*What to work on*. Everything in the listing except the pictures should be written out exactly.

*Source material*.
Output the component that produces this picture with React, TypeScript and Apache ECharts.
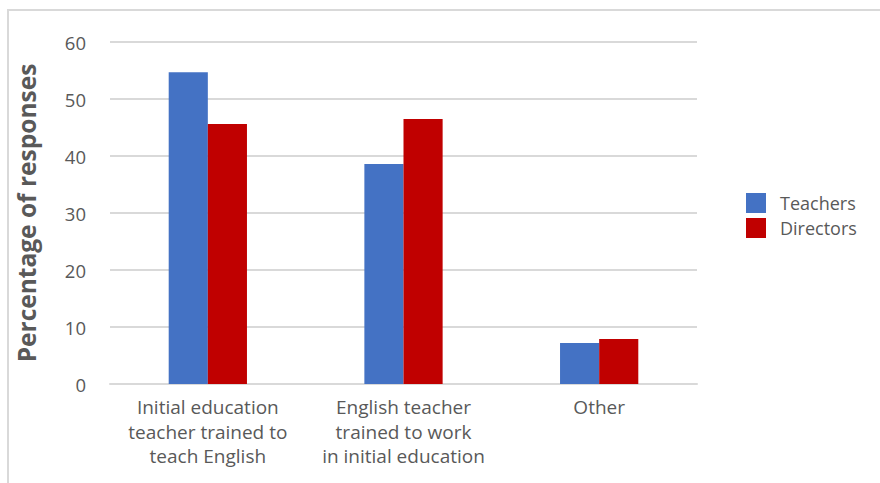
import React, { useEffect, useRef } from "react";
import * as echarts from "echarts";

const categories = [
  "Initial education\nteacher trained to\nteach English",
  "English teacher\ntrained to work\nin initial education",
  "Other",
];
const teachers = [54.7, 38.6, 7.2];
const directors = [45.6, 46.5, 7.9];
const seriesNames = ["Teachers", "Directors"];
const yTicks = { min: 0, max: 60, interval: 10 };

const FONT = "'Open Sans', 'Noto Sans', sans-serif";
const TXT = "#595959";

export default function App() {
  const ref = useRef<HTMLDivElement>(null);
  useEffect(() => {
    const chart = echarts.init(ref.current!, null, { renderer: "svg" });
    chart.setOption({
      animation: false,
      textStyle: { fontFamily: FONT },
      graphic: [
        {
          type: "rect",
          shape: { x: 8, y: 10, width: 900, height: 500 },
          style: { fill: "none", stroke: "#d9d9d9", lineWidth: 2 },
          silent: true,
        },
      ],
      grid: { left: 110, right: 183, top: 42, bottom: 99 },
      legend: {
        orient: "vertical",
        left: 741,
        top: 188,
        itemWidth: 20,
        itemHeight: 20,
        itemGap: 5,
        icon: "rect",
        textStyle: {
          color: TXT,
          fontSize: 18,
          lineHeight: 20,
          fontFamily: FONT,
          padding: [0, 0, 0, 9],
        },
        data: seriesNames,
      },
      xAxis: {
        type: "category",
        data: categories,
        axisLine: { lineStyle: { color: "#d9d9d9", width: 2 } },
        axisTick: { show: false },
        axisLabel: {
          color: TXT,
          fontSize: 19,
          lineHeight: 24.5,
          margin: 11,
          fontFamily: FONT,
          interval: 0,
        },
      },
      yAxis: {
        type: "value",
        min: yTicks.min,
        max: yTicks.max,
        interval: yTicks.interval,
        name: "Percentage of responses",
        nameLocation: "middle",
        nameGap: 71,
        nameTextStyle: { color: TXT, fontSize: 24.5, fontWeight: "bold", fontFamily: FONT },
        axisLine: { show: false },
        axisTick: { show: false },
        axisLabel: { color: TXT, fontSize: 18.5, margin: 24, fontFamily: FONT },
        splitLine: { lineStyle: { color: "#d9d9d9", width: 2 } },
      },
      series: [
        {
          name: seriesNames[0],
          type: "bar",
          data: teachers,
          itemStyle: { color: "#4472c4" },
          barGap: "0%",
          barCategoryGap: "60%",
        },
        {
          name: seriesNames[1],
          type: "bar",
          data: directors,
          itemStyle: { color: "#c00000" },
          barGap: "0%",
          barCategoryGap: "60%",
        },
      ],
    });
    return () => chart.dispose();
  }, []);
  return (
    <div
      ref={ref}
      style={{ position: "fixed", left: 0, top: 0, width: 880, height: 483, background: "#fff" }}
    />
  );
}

*Completed task*.
Output the component that produces this picture with React, TypeScript and Apache ECharts.
import React, { useEffect, useRef } from "react";
import * as echarts from "echarts";

const categories = [
  "Initial education\nteacher trained to\nteach English",
  "English teacher\ntrained to work\nin initial education",
  "Other",
];
const teachers = [54.7, 38.6, 7.2];
const directors = [45.6, 46.5, 7.9];
const seriesNames = ["Teachers", "Directors"];
const yTicks = { min: 0, max: 60, interval: 10 };

const FONT = "'Open Sans', 'Noto Sans', sans-serif";
const TXT = "#595959";

export default function App() {
  const ref = useRef<HTMLDivElement>(null);
  useEffect(() => {
    const chart = echarts.init(ref.current!, null, { renderer: "svg" });
    chart.setOption({
      animation: false,
      textStyle: { fontFamily: FONT },
      graphic: [
        {
          type: "rect",
          shape: { x: 8, y: 10, width: 900, height: 500 },
          style: { fill: "none", stroke: "#d9d9d9", lineWidth: 2 },
          silent: true,
        },
      ],
      grid: { left: 110, right: 183, top: 42, bottom: 99 },
      legend: {
        orient: "vertical",
        left: 741,
        top: 188,
        itemWidth: 20,
        itemHeight: 20,
        itemGap: 5,
        icon: "rect",
        textStyle: {
          color: TXT,
          fontSize: 18,
          lineHeight: 20,
          fontFamily: FONT,
          padding: [0, 0, 0, 9],
        },
        data: seriesNames,
      },
      xAxis: {
        type: "category",
        data: categories,
        axisLine: { lineStyle: { color: "#d9d9d9", width: 2 } },
        axisTick: { show: false },
        axisLabel: {
          color: TXT,
          fontSize: 19,
          lineHeight: 24.5,
          margin: 11,
          fontFamily: FONT,
          interval: 0,
        },
      },
      yAxis: {
        type: "value",
        min: yTicks.min,
        max: yTicks.max,
        interval: yTicks.interval,
        name: "Percentage of responses",
        nameLocation: "middle",
        nameGap: 71,
        nameTextStyle: { color: TXT, fontSize: 24.5, fontWeight: "bold", fontFamily: FONT },
        axisLine: { show: false },
        axisTick: { show: false },
        axisLabel: { color: TXT, fontSize: 18.5, margin: 24, fontFamily: FONT },
        splitLine: { lineStyle: { color: "#d9d9d9", width: 2 } },
      },
      series: [
        {
          name: seriesNames[0],
          type: "bar",
          data: teachers,
          itemStyle: { color: "#4472c4" },
          barGap: "0%",
          barCategoryGap: "60%",
        },
        {
          name: seriesNames[1],
          type: "bar",
          data: directors,
          itemStyle: { color: "#c00000" },
          barGap: "0%",
          barCategoryGap: "60%",
        },
      ],
    });
    return () => chart.dispose();
  }, []);
  return (
    <div
      ref={ref}
      style={{ position: "fixed", left: 0, top: 0, width: 880, height: 483, background: "#fff" }}
    />
  );
}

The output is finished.